**Stated problem**
Write the data out again, character for character, with no images.
○ ○ ○ ○ ○
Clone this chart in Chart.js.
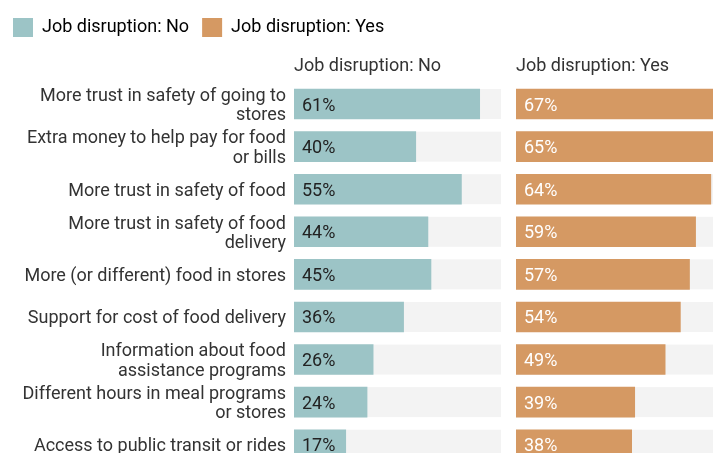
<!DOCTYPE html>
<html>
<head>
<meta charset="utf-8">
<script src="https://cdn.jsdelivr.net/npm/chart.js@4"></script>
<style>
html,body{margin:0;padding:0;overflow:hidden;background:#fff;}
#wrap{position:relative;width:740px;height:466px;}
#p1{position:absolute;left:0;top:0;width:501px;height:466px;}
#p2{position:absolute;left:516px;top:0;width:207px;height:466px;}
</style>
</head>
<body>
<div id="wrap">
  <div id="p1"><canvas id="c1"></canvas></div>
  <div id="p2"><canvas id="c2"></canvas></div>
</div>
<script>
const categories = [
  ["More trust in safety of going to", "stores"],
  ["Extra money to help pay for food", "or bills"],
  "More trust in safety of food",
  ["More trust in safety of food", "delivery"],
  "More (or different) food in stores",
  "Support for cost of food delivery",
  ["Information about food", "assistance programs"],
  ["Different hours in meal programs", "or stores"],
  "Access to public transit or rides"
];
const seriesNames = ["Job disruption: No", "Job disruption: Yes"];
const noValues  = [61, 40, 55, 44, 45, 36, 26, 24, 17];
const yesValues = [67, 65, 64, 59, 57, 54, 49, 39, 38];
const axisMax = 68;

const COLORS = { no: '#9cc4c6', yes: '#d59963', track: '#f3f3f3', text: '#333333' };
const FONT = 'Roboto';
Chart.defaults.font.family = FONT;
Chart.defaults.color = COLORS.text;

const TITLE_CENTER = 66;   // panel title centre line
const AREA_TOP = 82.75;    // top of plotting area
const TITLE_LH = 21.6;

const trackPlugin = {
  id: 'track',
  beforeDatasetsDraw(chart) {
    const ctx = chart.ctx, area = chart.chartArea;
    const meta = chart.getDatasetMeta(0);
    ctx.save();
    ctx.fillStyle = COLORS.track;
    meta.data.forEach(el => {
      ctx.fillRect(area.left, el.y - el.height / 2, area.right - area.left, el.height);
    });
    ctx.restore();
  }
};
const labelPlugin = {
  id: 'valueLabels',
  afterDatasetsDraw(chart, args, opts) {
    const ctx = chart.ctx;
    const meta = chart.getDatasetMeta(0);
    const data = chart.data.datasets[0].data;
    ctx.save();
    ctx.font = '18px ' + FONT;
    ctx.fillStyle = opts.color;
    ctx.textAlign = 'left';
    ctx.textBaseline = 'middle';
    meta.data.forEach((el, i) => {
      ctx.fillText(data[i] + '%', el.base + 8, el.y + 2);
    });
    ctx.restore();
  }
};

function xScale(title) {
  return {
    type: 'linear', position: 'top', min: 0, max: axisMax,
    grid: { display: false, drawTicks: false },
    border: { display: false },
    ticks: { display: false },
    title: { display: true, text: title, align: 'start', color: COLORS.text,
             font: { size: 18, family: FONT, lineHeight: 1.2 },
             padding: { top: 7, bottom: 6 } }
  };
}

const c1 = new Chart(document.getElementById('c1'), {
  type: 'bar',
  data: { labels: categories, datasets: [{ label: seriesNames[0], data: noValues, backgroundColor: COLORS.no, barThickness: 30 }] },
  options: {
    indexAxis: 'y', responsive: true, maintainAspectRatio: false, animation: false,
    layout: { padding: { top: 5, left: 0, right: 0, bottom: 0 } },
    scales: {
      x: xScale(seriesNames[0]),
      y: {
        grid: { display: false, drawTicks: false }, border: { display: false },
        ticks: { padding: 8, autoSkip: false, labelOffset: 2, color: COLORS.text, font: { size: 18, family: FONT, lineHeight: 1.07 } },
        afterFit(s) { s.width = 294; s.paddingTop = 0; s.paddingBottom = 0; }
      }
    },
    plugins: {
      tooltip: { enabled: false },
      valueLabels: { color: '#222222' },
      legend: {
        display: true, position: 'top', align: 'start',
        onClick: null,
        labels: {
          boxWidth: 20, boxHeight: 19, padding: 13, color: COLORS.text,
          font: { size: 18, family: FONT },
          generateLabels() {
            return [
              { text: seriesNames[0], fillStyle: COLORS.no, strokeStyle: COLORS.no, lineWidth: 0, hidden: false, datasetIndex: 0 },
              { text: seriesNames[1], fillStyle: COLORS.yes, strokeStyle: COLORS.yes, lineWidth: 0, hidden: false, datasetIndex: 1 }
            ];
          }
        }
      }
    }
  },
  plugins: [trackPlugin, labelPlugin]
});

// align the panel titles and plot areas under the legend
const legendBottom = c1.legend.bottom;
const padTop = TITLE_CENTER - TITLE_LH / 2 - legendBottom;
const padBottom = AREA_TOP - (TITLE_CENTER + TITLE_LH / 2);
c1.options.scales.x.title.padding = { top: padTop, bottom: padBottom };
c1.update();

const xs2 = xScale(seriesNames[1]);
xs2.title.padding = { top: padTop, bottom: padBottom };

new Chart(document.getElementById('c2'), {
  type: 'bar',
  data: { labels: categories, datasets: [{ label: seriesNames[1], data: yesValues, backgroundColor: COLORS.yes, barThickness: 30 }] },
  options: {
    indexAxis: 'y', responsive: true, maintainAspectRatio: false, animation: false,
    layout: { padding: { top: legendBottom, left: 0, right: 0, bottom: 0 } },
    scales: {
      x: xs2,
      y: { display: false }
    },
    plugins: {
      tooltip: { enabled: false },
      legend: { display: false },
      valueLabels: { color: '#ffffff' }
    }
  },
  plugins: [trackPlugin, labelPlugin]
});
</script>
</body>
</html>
○ ○ ○ ○ ○
**Full solution**
Clone this chart in Chart.js.
<!DOCTYPE html>
<html>
<head>
<meta charset="utf-8">
<script src="https://cdn.jsdelivr.net/npm/chart.js@4"></script>
<style>
html,body{margin:0;padding:0;overflow:hidden;background:#fff;}
#wrap{position:relative;width:740px;height:466px;}
#p1{position:absolute;left:0;top:0;width:501px;height:466px;}
#p2{position:absolute;left:516px;top:0;width:207px;height:466px;}
</style>
</head>
<body>
<div id="wrap">
  <div id="p1"><canvas id="c1"></canvas></div>
  <div id="p2"><canvas id="c2"></canvas></div>
</div>
<script>
const categories = [
  ["More trust in safety of going to", "stores"],
  ["Extra money to help pay for food", "or bills"],
  "More trust in safety of food",
  ["More trust in safety of food", "delivery"],
  "More (or different) food in stores",
  "Support for cost of food delivery",
  ["Information about food", "assistance programs"],
  ["Different hours in meal programs", "or stores"],
  "Access to public transit or rides"
];
const seriesNames = ["Job disruption: No", "Job disruption: Yes"];
const noValues  = [61, 40, 55, 44, 45, 36, 26, 24, 17];
const yesValues = [67, 65, 64, 59, 57, 54, 49, 39, 38];
const axisMax = 68;

const COLORS = { no: '#9cc4c6', yes: '#d59963', track: '#f3f3f3', text: '#333333' };
const FONT = 'Roboto';
Chart.defaults.font.family = FONT;
Chart.defaults.color = COLORS.text;

const TITLE_CENTER = 66;   // panel title centre line
const AREA_TOP = 82.75;    // top of plotting area
const TITLE_LH = 21.6;

const trackPlugin = {
  id: 'track',
  beforeDatasetsDraw(chart) {
    const ctx = chart.ctx, area = chart.chartArea;
    const meta = chart.getDatasetMeta(0);
    ctx.save();
    ctx.fillStyle = COLORS.track;
    meta.data.forEach(el => {
      ctx.fillRect(area.left, el.y - el.height / 2, area.right - area.left, el.height);
    });
    ctx.restore();
  }
};
const labelPlugin = {
  id: 'valueLabels',
  afterDatasetsDraw(chart, args, opts) {
    const ctx = chart.ctx;
    const meta = chart.getDatasetMeta(0);
    const data = chart.data.datasets[0].data;
    ctx.save();
    ctx.font = '18px ' + FONT;
    ctx.fillStyle = opts.color;
    ctx.textAlign = 'left';
    ctx.textBaseline = 'middle';
    meta.data.forEach((el, i) => {
      ctx.fillText(data[i] + '%', el.base + 8, el.y + 2);
    });
    ctx.restore();
  }
};

function xScale(title) {
  return {
    type: 'linear', position: 'top', min: 0, max: axisMax,
    grid: { display: false, drawTicks: false },
    border: { display: false },
    ticks: { display: false },
    title: { display: true, text: title, align: 'start', color: COLORS.text,
             font: { size: 18, family: FONT, lineHeight: 1.2 },
             padding: { top: 7, bottom: 6 } }
  };
}

const c1 = new Chart(document.getElementById('c1'), {
  type: 'bar',
  data: { labels: categories, datasets: [{ label: seriesNames[0], data: noValues, backgroundColor: COLORS.no, barThickness: 30 }] },
  options: {
    indexAxis: 'y', responsive: true, maintainAspectRatio: false, animation: false,
    layout: { padding: { top: 5, left: 0, right: 0, bottom: 0 } },
    scales: {
      x: xScale(seriesNames[0]),
      y: {
        grid: { display: false, drawTicks: false }, border: { display: false },
        ticks: { padding: 8, autoSkip: false, labelOffset: 2, color: COLORS.text, font: { size: 18, family: FONT, lineHeight: 1.07 } },
        afterFit(s) { s.width = 294; s.paddingTop = 0; s.paddingBottom = 0; }
      }
    },
    plugins: {
      tooltip: { enabled: false },
      valueLabels: { color: '#222222' },
      legend: {
        display: true, position: 'top', align: 'start',
        onClick: null,
        labels: {
          boxWidth: 20, boxHeight: 19, padding: 13, color: COLORS.text,
          font: { size: 18, family: FONT },
          generateLabels() {
            return [
              { text: seriesNames[0], fillStyle: COLORS.no, strokeStyle: COLORS.no, lineWidth: 0, hidden: false, datasetIndex: 0 },
              { text: seriesNames[1], fillStyle: COLORS.yes, strokeStyle: COLORS.yes, lineWidth: 0, hidden: false, datasetIndex: 1 }
            ];
          }
        }
      }
    }
  },
  plugins: [trackPlugin, labelPlugin]
});

// align the panel titles and plot areas under the legend
const legendBottom = c1.legend.bottom;
const padTop = TITLE_CENTER - TITLE_LH / 2 - legendBottom;
const padBottom = AREA_TOP - (TITLE_CENTER + TITLE_LH / 2);
c1.options.scales.x.title.padding = { top: padTop, bottom: padBottom };
c1.update();

const xs2 = xScale(seriesNames[1]);
xs2.title.padding = { top: padTop, bottom: padBottom };

new Chart(document.getElementById('c2'), {
  type: 'bar',
  data: { labels: categories, datasets: [{ label: seriesNames[1], data: yesValues, backgroundColor: COLORS.yes, barThickness: 30 }] },
  options: {
    indexAxis: 'y', responsive: true, maintainAspectRatio: false, animation: false,
    layout: { padding: { top: legendBottom, left: 0, right: 0, bottom: 0 } },
    scales: {
      x: xs2,
      y: { display: false }
    },
    plugins: {
      tooltip: { enabled: false },
      legend: { display: false },
      valueLabels: { color: '#ffffff' }
    }
  },
  plugins: [trackPlugin, labelPlugin]
});
</script>
</body>
</html>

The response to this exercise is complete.